Running on Local Machine 💻

Since we have multiple containers communcating with each other, I created a bridge network called AIservice. For testing, a docker-compose.yml file has been included so as to run both the API and Streamlit app simultaneously as docker containers. To run the API and the Streamlit app on your local machine do the following:

  1. Clone the repository to your local machine
  2. Install docker and docker-compose if you haven't
  3. Open a bash/cmd in the directory and run:
docker network create AIservice
  1. Then run this command
docker-compose up -d --build
  1. After the above steps have been carried out you can now view the documentation of the API and also the Streamlit app.

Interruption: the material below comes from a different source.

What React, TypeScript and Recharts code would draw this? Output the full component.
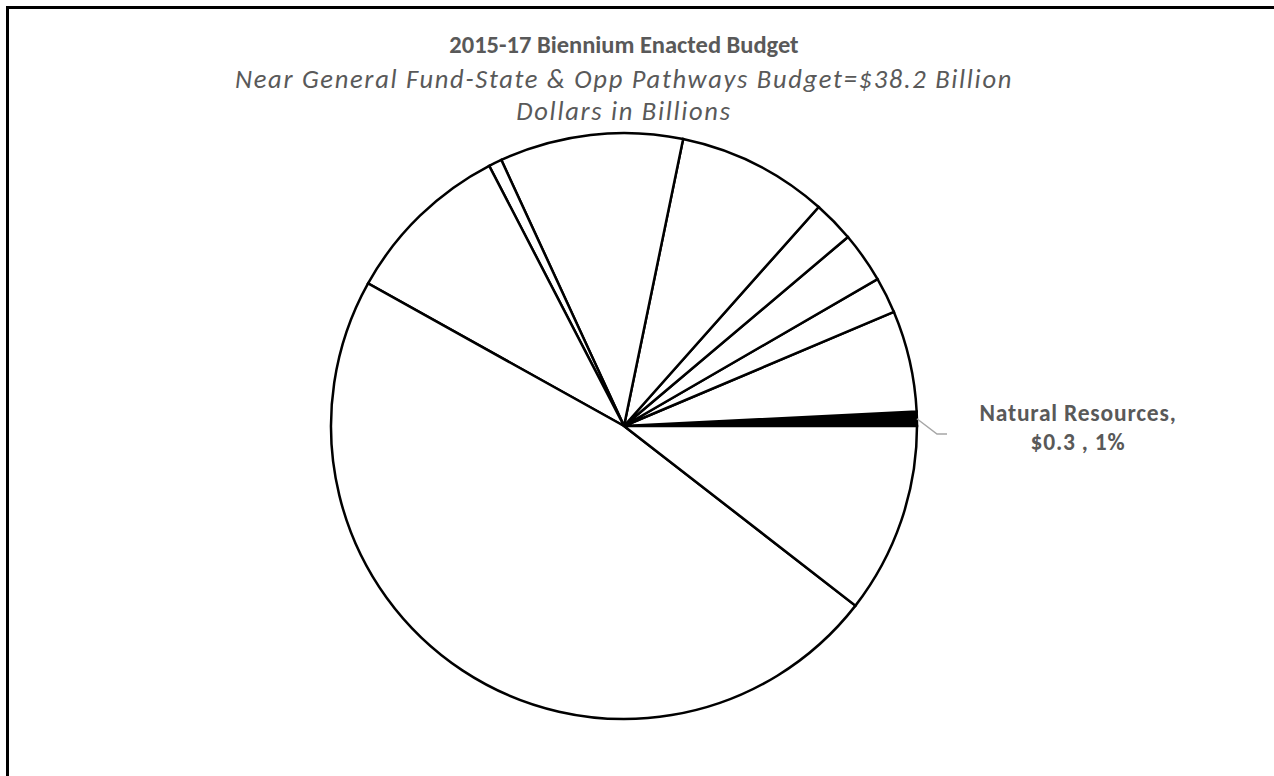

To visit the FastAPI documentation go to http://localhost:8000 with a web browser.

To visit the Streamlit UI, visit http://localhost:8501.

Logs can be inspected via:

docker-compose logs

The docker-compose method can also be used to deploy the API and Streamlit app on Heroku(using Dockhero which is not free) or using cloud services such as Microsoft Azure, Amazon Web Services or Google Cloud Platform.

Deployment

The API has been deployed using the dockerfile on heroku.

💻 Deploying the API Assuming you have git and heroku cli installed just carry out the following steps:
  1. Clone the repository
git clone https://github.com/Nneji123/Lung-Cancer-Prediction.git
  1. Change the working directory
cd Lung-Cancer-Prediction
  1. Create the heroku app
heroku create your-app-name 

Replace your-app-name with the name of your choosing.

  1. Set the heroku cli git remote to that app
heroku git:remote your-app-name
  1. Set the heroku stack setting to container
heroku stack:set container
  1. Push to heroku
git push heroku main
💻 Deploying the Streamlit App to Streamlit Cloud

The Streamlit App was deployed using the streamlit cloud and accesses the API deployed on Heroku. To deploy the app using streamlit cloud share do the following:

  1. Fork this repository to your Github account.
  2. Create a Streamlit Account and then navigate to https://streamlit.io/cloud
  3. Create a new app and then choose the repository you cloned and the "streamlit_app.py" and then click deploy.

After the app has been built on the cloud you should then be able to view your app right away!